My hon. Friend anticipates the remarks that I hope to make in a few moments.
Several weeks ago I was in Poland, where I was fortunate to meet the Speaker of the Polish Senate. That country saw its Senate abolished under the Communist totalitarian regime but, happily, had it democratically restored approximately two decades ago, and again it is a system that works very well.
My main point—I hope this answers my hon. Friend’s question— is that I do not look to the rest of the world to tell me the best way to construct our Parliament; I look to our proud British history. We have had Parliaments in these islands for the best part of 1,000 years, and I am struck by the coincidence that 2015 will be the 800th anniversary of Magna Carta, which is probably one of those points that set us off on our constitutional journey.
Since then, we have had the civil war, which in a greater way established the sovereignty of this Parliament, the Bill of Rights, the Reform Acts starting in 1832, the Parliament Act exactly a century ago, universal suffrage for women following the first world war and the Parliament Act 1949.
We are an evolving constitution, and we are a country that to its credit has proudly developed the principles of liberty and participative democracy over the best part of many centuries, but, as we are at the beginning of the second decade of the 21st century, an evolving constitution to my mind says that the only legitimate second Chamber for this Parliament is a wholly elected second Chamber, because 100% is the most legitimate and best way forward.
I do, however, want to make a couple of remarks about the draft Bill. I am pleased to note that it is a draft Bill, and I congratulate the Government on that and on the Joint Committee, because it is important that we feed in as many views as possible to what is an important constitutional change.
Time does not allow me to elaborate too much on the pros and cons of 15-year terms, but I suggest, first, to the Government that there should be a power of recall over any future elected Member of the House of Lords. I am sure that the vast majority of them will diligently carry out their duties on behalf of this Parliament and the country.

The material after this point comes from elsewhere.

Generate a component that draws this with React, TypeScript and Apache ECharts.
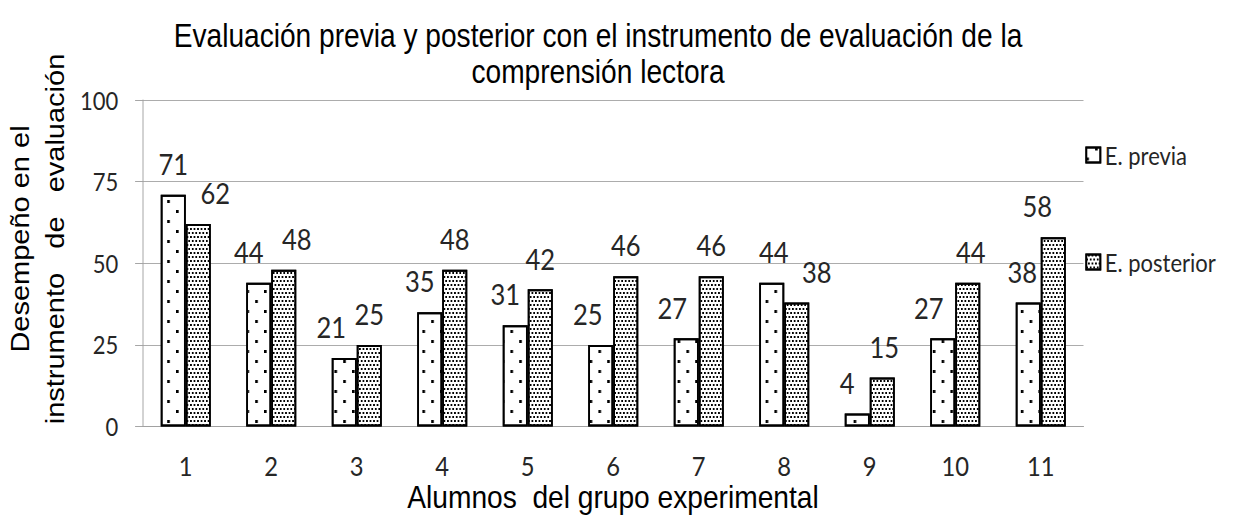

I accept that to some extent, although judges often make public policy decisions, and those judgments influence our legal system. However, my point is that we do not need elections for these institutions to be legitimate.
It is not true that judges do not have a role in making the law. For 700 years, common law judgments have been made in difficult cases that have laid down what is the law as a result. This position has always been understood by the judges. A famous lecture was given on the topic by Lord Reid in the 1960s. I am sure that my hon. Friend agrees that we should have no truck with the idea that judges do not have a thoroughly legitimate, though unelected, place in the constitution.
I am delighted to follow my hon. Friend the Member for Carmarthen West and South Pembrokeshire (Simon Hart) and congratulate him on an excellent speech. This Government will be seen in time as one of the great reforming Administrations, but I must say that I am not an enthusiast for this legislation. I will focus on one argument that goes to the heart of the debate. It has been repeatedly claimed that an elected House of Lords is a commitment set out in all three main party manifestos and that the Government and the Opposition would therefore be justified in using the Whip and the Parliament Act to push it through. If we look at the manifestos, however, we can quickly see that this argument is mistaken. The Liberal Democrat manifesto includes just three references to the House of Lords and includes a commitment to “a fully-elected second chamber”, so Liberal Democrat MPs who vote for an 80% elected Chamber will be voting against their manifesto.
The Labour manifesto does better, because it has five references to the Lords, but its commitment includes a referendum and the Bill does not, so Labour Members can hardly be whipped to vote for an elected Lords without the democratic legitimacy of a referendum.
What does the Conservative manifesto say? There is just one reference to an elected House of Lords, on page 67, and it is not deemed sufficiently important even to be included in the summary at the head of the chapter. It states:
“We will work to build a consensus for a mainly-elected second chamber to replace the current House of Lords”.
That is a commitment not to an elected House of Lords but to
“work to build a consensus.”
We have a White Paper and a draft Bill, so that commitment has been discharged, and on those grounds alone it would be quite wrong to use the Whip or the Parliament Act to force Members of this House to vote for this legislation. There must be a free vote.
The House of Lords is an imperfect institution, as even its own Members concede. Its powers, composition and legitimacy have all come in for severe criticism over the years from different parts of the spectrum, but I am at a loss as to why anyone should want a Lords that was more party political, less expert and more expensive than it currently is. There is widespread public distrust in elected politicians, but this measure serves only to aggravate that distrust when we should be doing everything that we can to restore it.
It is a delight to follow the hon. Member for Hereford and South Herefordshire (Jesse Norman), although that was the most casuistical argument based on party manifestos, and I completely disagree with him.
My central argument in favour of reform of the second Chamber is that the current system is unsustainable, in particular because of its effect on this House. At the moment, that House infantilises this House, because all too often Ministers stand up in this Chamber and refuse to give way or to agree to a perfectly sensible amendment, and then the Government go down the corridor and give way in another House.
Quite often, civil servants—whom we all love—say to their Minister, “What are you going to give away when you get down to the other end of the building?”, and that means that we do not do a proper job of scrutiny in this House. We will never do a better job of scrutiny in this House until we reform the other House, and that is why it needs to be changed.
I will not, if the hon. Gentleman does not mind, because he has only just spoken. Some 34 Back Benchers spoke, and I want to reply to as much of the debate as possible.
The current system is also unsustainable simply because of the numbers. There are already more than 800 Members down the other end, and if we do not make reforms towards an elected second Chamber, we will end up with another 269.